At the age of 14, I volunteered as a swim instructor through adaptive recreation for the St. Paul Parks and Recreation program. My first student was Trina, a seven-year-old girl with cerebral palsy. I’m not sure if it was her amazing smile, or her contagious laugh, but Trina and I bonded from the beginning. I babysat Trina and her sisters, went to day camp as her inclusion companion, and, later, talked about her college plans while hanging out together. Since then, I’ve exclusively worked with people with disabilities.
I felt called to create Mad Hatter Wellness after a 12-year career as a teacher. I saw a major need in public schools and the community.
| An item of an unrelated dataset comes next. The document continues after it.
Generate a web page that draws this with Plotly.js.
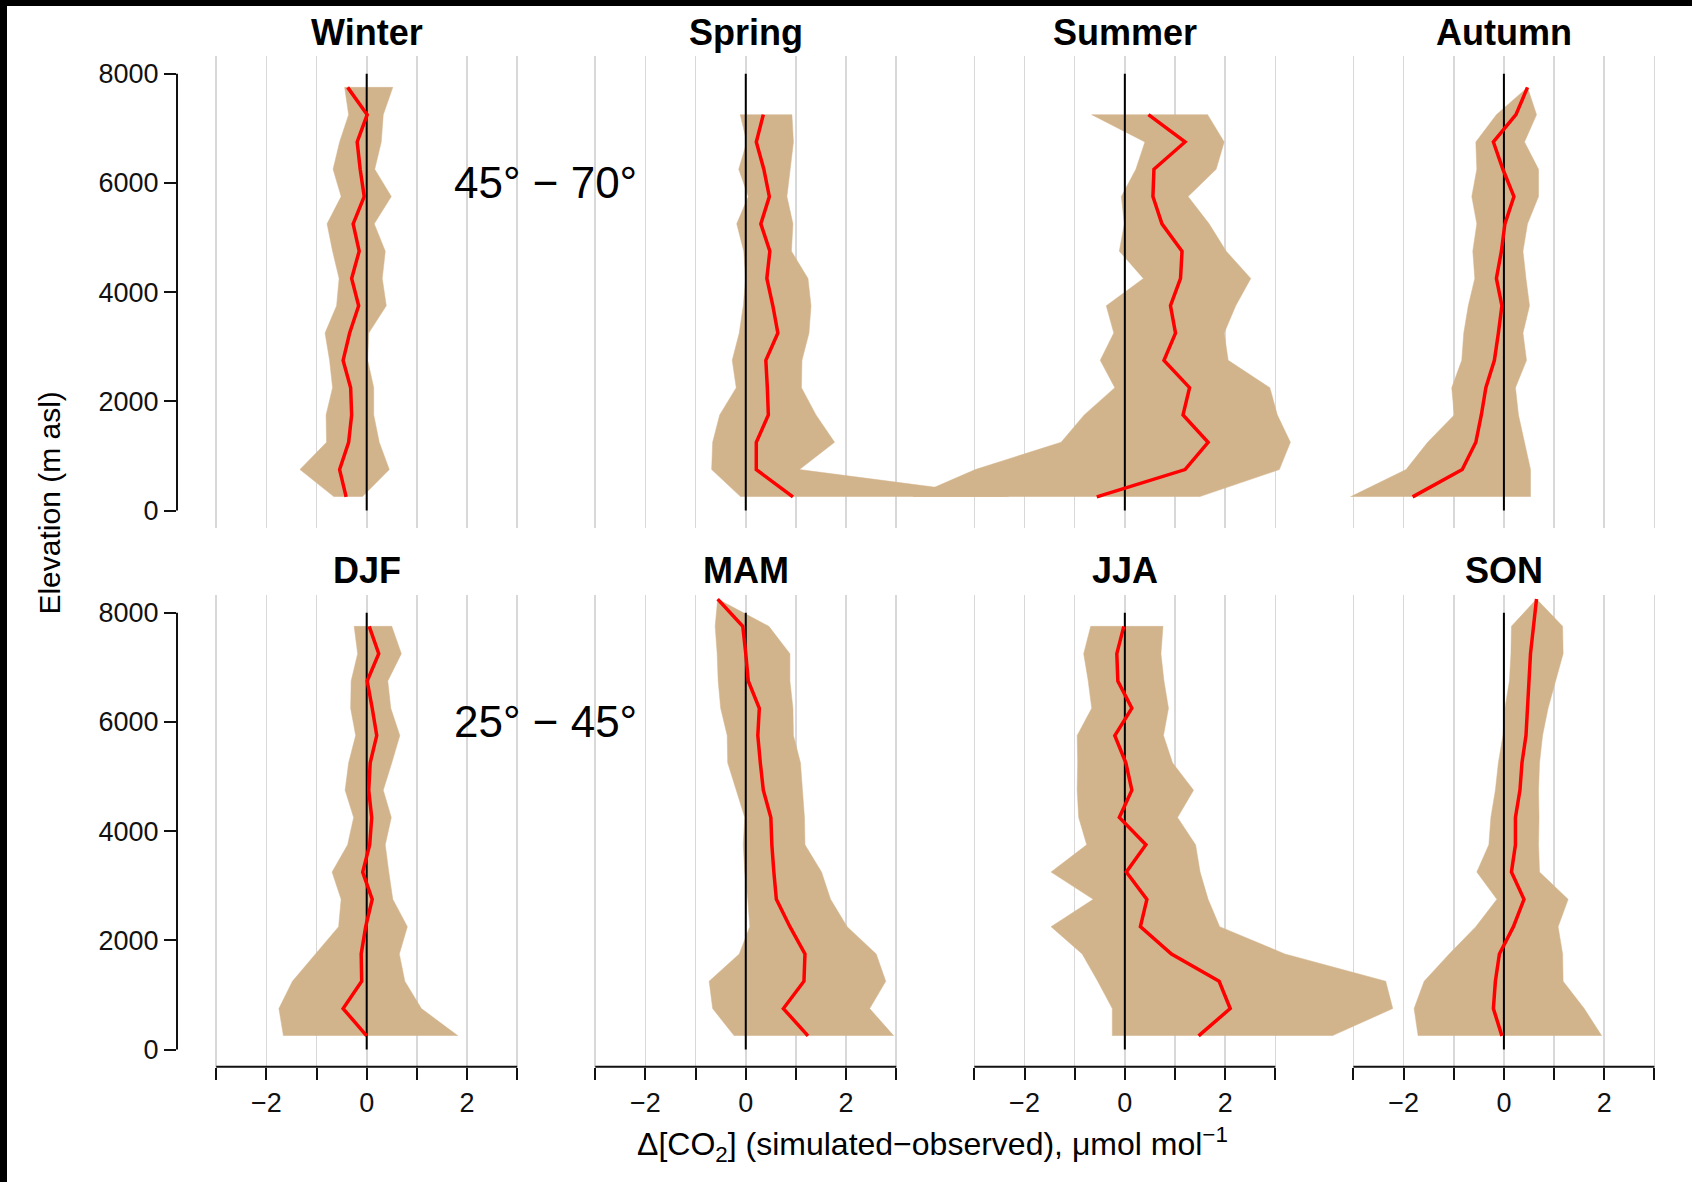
<!DOCTYPE html>
<html>
<head>
<meta charset="utf-8">
<script src="https://cdn.plot.ly/plotly-3.0.1.min.js"></script>
<style>
html,body{margin:0;padding:0;background:#000;width:1692px;height:1182px;overflow:hidden;}
#chart{position:absolute;left:7px;top:6px;width:1685px;height:1176px;background:#fff;}
</style>
</head>
<body>
<div id="chart"></div>
<script>
// ---------------- data ----------------
const elevation = [250, 750, 1250, 1750, 2250, 2750, 3250, 3750, 4250, 4750, 5250, 5750, 6250, 6750, 7250, 7750, 8250];
const panelTitles = ['Winter', 'Spring', 'Summer', 'Autumn', 'DJF', 'MAM', 'JJA', 'SON'];
const regionLabels = ['45° − 70°', '25° − 45°'];
const xTickVals = [-3, -2, -1, 0, 1, 2, 3];
const xTickText = ['', '−2', '', '0', '', '2', ''];
const yTickVals = [0, 2000, 4000, 6000, 8000];

// 45°–70° (top row); arrays run from the lowest elevation upwards
const winterLow  = [-0.65, -1.33, -0.80, -0.81, -0.68, -0.74, -0.83, -0.60, -0.55, -0.68, -0.79, -0.51, -0.67, -0.54, -0.36, -0.44];
const winterHigh = [-0.09, 0.45, 0.25, 0.14, 0.14, 0.02, 0.04, 0.39, 0.31, 0.37, 0.15, 0.49, 0.16, 0.29, 0.33, 0.52];
const winterMean = [-0.41, -0.54, -0.36, -0.30, -0.32, -0.47, -0.34, -0.16, -0.30, -0.15, -0.27, -0.05, -0.13, -0.19, 0.01, -0.38];

const springLow  = [-0.10, -0.68, -0.66, -0.52, -0.19, -0.27, -0.13, -0.05, 0.00, -0.04, -0.18, 0.05, -0.14, 0.02, -0.11];
const springHigh = [5.24, 1.07, 1.77, 1.40, 1.11, 1.12, 1.26, 1.30, 1.24, 0.91, 0.94, 0.82, 0.88, 0.95, 0.92];
const springMean = [0.94, 0.21, 0.21, 0.45, 0.43, 0.40, 0.64, 0.54, 0.42, 0.48, 0.30, 0.47, 0.36, 0.21, 0.35];

const summerLow  = [-4.23, -2.98, -1.27, -0.81, -0.20, -0.49, -0.22, -0.37, 0.37, -0.11, -0.01, -0.07, 0.22, 0.40, -0.66];
const summerHigh = [1.48, 3.08, 3.30, 3.04, 2.89, 2.06, 1.98, 2.21, 2.51, 2.02, 1.68, 1.26, 1.82, 1.98, 1.65];
const summerMean = [-0.56, 1.20, 1.66, 1.16, 1.29, 0.78, 1.01, 0.91, 1.11, 1.14, 0.74, 0.56, 0.58, 1.20, 0.47];

const autumnLow  = [-3.06, -1.95, -1.52, -0.99, -1.04, -0.84, -0.80, -0.71, -0.58, -0.62, -0.54, -0.64, -0.54, -0.56, -0.15, 0.47];
const autumnHigh = [0.53, 0.53, 0.41, 0.29, 0.23, 0.45, 0.38, 0.51, 0.44, 0.38, 0.47, 0.69, 0.69, 0.41, 0.65, 0.47];
const autumnMean = [-1.82, -0.83, -0.56, -0.45, -0.36, -0.19, -0.11, -0.04, -0.15, -0.05, 0.02, 0.20, -0.02, -0.21, 0.24, 0.47];

// 25°–45° (bottom row)
const djfLow  = [-1.66, -1.75, -1.48, -1.02, -0.56, -0.51, -0.69, -0.38, -0.26, -0.43, -0.36, -0.22, -0.32, -0.31, -0.18, -0.25];
const djfHigh = [1.82, 1.09, 0.76, 0.65, 0.81, 0.52, 0.44, 0.37, 0.49, 0.33, 0.50, 0.66, 0.48, 0.42, 0.69, 0.50];
const djfMean = [0.00, -0.47, -0.10, -0.11, -0.02, 0.11, -0.08, 0.06, 0.10, 0.04, 0.07, 0.20, 0.11, 0.01, 0.24, 0.05];

const mamLow  = [-0.23, -0.66, -0.73, -0.13, 0.08, 0.04, -0.02, -0.05, -0.02, -0.19, -0.36, -0.37, -0.50, -0.55, -0.57, -0.61, -0.56];
const mamHigh = [2.95, 2.47, 2.79, 2.60, 2.02, 1.69, 1.51, 1.18, 1.17, 1.13, 1.09, 0.95, 0.94, 0.88, 0.88, 0.46, -0.56];
const mamMean = [1.24, 0.75, 1.16, 1.18, 0.88, 0.61, 0.56, 0.52, 0.50, 0.35, 0.29, 0.24, 0.27, 0.05, 0.00, -0.06, -0.56];

const jjaLow  = [-0.25, -0.25, -0.54, -0.85, -1.47, -0.63, -1.47, -0.76, -0.92, -0.95, -0.94, -0.95, -0.66, -0.73, -0.82, -0.68];
const jjaHigh = [4.13, 5.34, 5.20, 3.19, 1.89, 1.66, 1.50, 1.41, 1.05, 1.37, 0.95, 0.77, 0.87, 0.78, 0.72, 0.76];
const jjaMean = [1.47, 2.10, 1.88, 0.93, 0.31, 0.44, 0.03, 0.42, -0.11, 0.14, 0.02, -0.20, 0.14, -0.14, -0.16, -0.02];

const sonLow  = [-1.71, -1.79, -1.59, -1.09, -0.56, -0.14, -0.54, -0.30, -0.26, -0.17, -0.11, -0.02, 0.02, 0.11, 0.14, 0.15, 0.65];
const sonHigh = [1.95, 1.60, 1.18, 1.17, 1.08, 1.28, 0.71, 0.69, 0.70, 0.69, 0.71, 0.77, 0.88, 1.03, 1.18, 1.17, 0.65];
const sonMean = [-0.04, -0.21, -0.17, -0.09, 0.19, 0.40, 0.15, 0.23, 0.23, 0.32, 0.36, 0.44, 0.47, 0.50, 0.53, 0.59, 0.65];

const panels = [
  {low: winterLow, high: winterHigh, mean: winterMean},
  {low: springLow, high: springHigh, mean: springMean},
  {low: summerLow, high: summerHigh, mean: summerMean},
  {low: autumnLow, high: autumnHigh, mean: autumnMean},
  {low: djfLow, high: djfHigh, mean: djfMean},
  {low: mamLow, high: mamHigh, mean: mamMean},
  {low: jjaLow, high: jjaHigh, mean: jjaMean},
  {low: sonLow, high: sonHigh, mean: sonMean}
];

// ---------------- layout geometry (pixels inside the chart div) ----------------
const W = 1685, H = 1176;
const mL = 170, mR = 5, mT = 50, mB = 115;
const plotW = W - mL - mR, plotH = H - mT - mB;
const firstPanelL = 209.2, panelPitch = 379.07, panelW = 301;
const unitPx = panelW / 6;
const rowTopPx = [50.4, 589.4];
const yRange = [-317, 8317];
const pxPerM = 0.0546;
const rowH = (yRange[1] - yRange[0]) * pxPerM;
const FONT = 'Liberation Sans, Arial, Helvetica, sans-serif';
const BAND = '#D2B48C';
const INK = '#111111';
const TICKFONT = 27;

function yPaper(px) { return 1 - (px - mT) / plotH; }
function axName(i) { return i === 0 ? 'x' : 'x' + (i + 1); }

const traces = [];
panels.forEach((p, i) => {
  const xa = axName(i);
  const ya = i < 4 ? 'y' : 'y2';
  const elev = elevation.slice(0, p.mean.length);
  traces.push({
    type: 'scatter', mode: 'lines', xaxis: xa, yaxis: ya,
    x: p.low.concat(p.high.slice().reverse()),
    y: elev.concat(elev.slice().reverse()),
    fill: 'toself', fillcolor: BAND, line: {color: BAND, width: 0.5},
    hoverinfo: 'skip', showlegend: false
  });
  traces.push({
    type: 'scatter', mode: 'lines', xaxis: xa, yaxis: ya,
    x: [0, 0], y: [yTickVals[0], yTickVals[yTickVals.length - 1]],
    line: {color: '#000', width: 2},
    hoverinfo: 'skip', showlegend: false
  });
  traces.push({
    type: 'scatter', mode: 'lines', xaxis: xa, yaxis: ya,
    x: p.mean, y: elev,
    line: {color: '#FF0000', width: 3.5},
    hoverinfo: 'skip', showlegend: false
  });
});

const layout = {
  width: W, height: H,
  margin: {l: mL, r: mR, t: mT, b: mB, pad: 0},
  paper_bgcolor: '#fff', plot_bgcolor: 'rgba(0,0,0,0)',
  font: {family: FONT, color: INK, size: TICKFONT},
  showlegend: false,
  shapes: [], annotations: []
};

for (let i = 0; i < 8; i++) {
  const col = i % 4, bottom = i >= 4;
  const L = firstPanelL + panelPitch * col;
  const R = L + panelW;
  const ax = {
    range: [-3 - (L - mL) / unitPx, 3 + (mL + plotW - R) / unitPx],
    tickmode: 'array', tickvals: xTickVals, ticktext: xTickText,
    showgrid: true, gridcolor: '#d8d8d8', gridwidth: 1.6,
    zeroline: false, showline: false,
    ticks: bottom ? 'outside' : '', ticklen: 12, tickwidth: 2, tickcolor: INK,
    showticklabels: bottom, tickfont: {family: FONT, size: TICKFONT, color: INK},
    anchor: bottom ? 'y2' : 'y', fixedrange: true
  };
  if (col === 0) ax.domain = [0, 1];
  else ax.overlaying = bottom ? 'x5' : 'x';
  layout[i === 0 ? 'xaxis' : 'xaxis' + (i + 1)] = ax;

  // panel title
  layout.annotations.push({
    xref: axName(i), x: 0, yref: 'paper', y: yPaper(bottom ? 564 : 26),
    text: '<b>' + panelTitles[i] + '</b>', showarrow: false,
    xanchor: 'center', yanchor: 'middle',
    font: {family: FONT, size: 36, color: '#000'}
  });
  // bottom x-axis line
  if (bottom) {
    layout.shapes.push({
      type: 'line', xref: axName(i), yref: 'y2 domain',
      x0: xTickVals[0], x1: xTickVals[xTickVals.length - 1], y0: 0, y1: 0,
      line: {color: INK, width: 2}
    });
  }
}

[0, 1].forEach(r => {
  const top = rowTopPx[r];
  layout[r === 0 ? 'yaxis' : 'yaxis2'] = {
    domain: [yPaper(top + rowH), yPaper(top)],
    range: yRange, tickmode: 'array', tickvals: yTickVals,
    ticks: 'outside', ticklen: 12, tickwidth: 2, tickcolor: INK,
    showgrid: false, zeroline: false, showline: false,
    tickfont: {family: FONT, size: TICKFONT, color: INK},
    anchor: r === 0 ? 'x' : 'x5', fixedrange: true
  };
  layout.shapes.push({
    type: 'line', xref: (r === 0 ? 'x' : 'x5') + ' domain', yref: r === 0 ? 'y' : 'y2',
    x0: 0, x1: 0, y0: yTickVals[0], y1: yTickVals[yTickVals.length - 1],
    line: {color: INK, width: 2}
  });
  layout.annotations.push({
    xref: r === 0 ? 'x' : 'x5', x: 3.56, yref: r === 0 ? 'y' : 'y2', y: 6000,
    text: regionLabels[r], showarrow: false, xanchor: 'center', yanchor: 'middle',
    font: {family: FONT, size: 44, color: '#000'}
  });
});

// axis titles
layout.annotations.push({
  xref: 'paper', x: 0.5, yref: 'paper', y: yPaper(1138),
  text: 'Δ[CO<sub>2</sub>] (simulated−observed), μmol mol<sup>−1</sup>',
  showarrow: false, xanchor: 'center', yanchor: 'middle',
  font: {family: FONT, size: 32, color: '#000'}
});
layout.annotations.push({
  xref: 'paper', x: (41.6 - mL) / plotW, yref: 'paper', y: yPaper(497),
  text: 'Elevation (m asl)', textangle: -90,
  showarrow: false, xanchor: 'center', yanchor: 'middle',
  font: {family: FONT, size: 30, color: '#000'}
});

Plotly.newPlot('chart', traces, layout, {staticPlot: true, displayModeBar: false});
</script>
</body>
</html>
I realized all young people — particularly young people with developmental disabilities — need more than schools can provide.
The rate of sexual assault for people with developmental disabilities is seven times higher than for people without.
Scary statistics like that, which speak to the vulnerability of people with disabilities, pushed me to create Sexuality for All Abilities curriculum.
The curriculum teaches young people, especially those with disabilities, how to find and harness their voices. Using consent as its framework, the program helps people learn the tools to develop healthy relationships. We believe that by teaching all young people to become powerful self-advocates, we not only ensure a stronger community, but we do our part to reduce sexual violence and promote peace.
At Mad Hatter, we believe that every person deserves to live a healthy and empowered life, with relationships of respect, dignity, and safety.
The Sexuality for All Abilities curriculum is now taught in more than 100 U.S. schools.
Examples From Madhatter Wellness Activity:
• In my relationships I get to be myself. I don’t have to pretend to be someone else. What is something unique about you? What can you do if someone you are in a relationship with tries to control you?
• We take time to get to know each other. Why would taking time to get to know someone in a relationship be important?
• There is compromise in my relationships. We take turns making decisions. How can you talk with someone if you are not sharing in decision-making or taking turns?
• We get along and have fun together. Arguments are brief and end respectfully. Name some things you like to do with people in your life. List qualities you look for in a friend or romantic partner.
• Boundaries are respected. If I say no, the other person doesn’t get upset with me. What are some boundaries you have with people, perhaps about touch, time spent together, and more?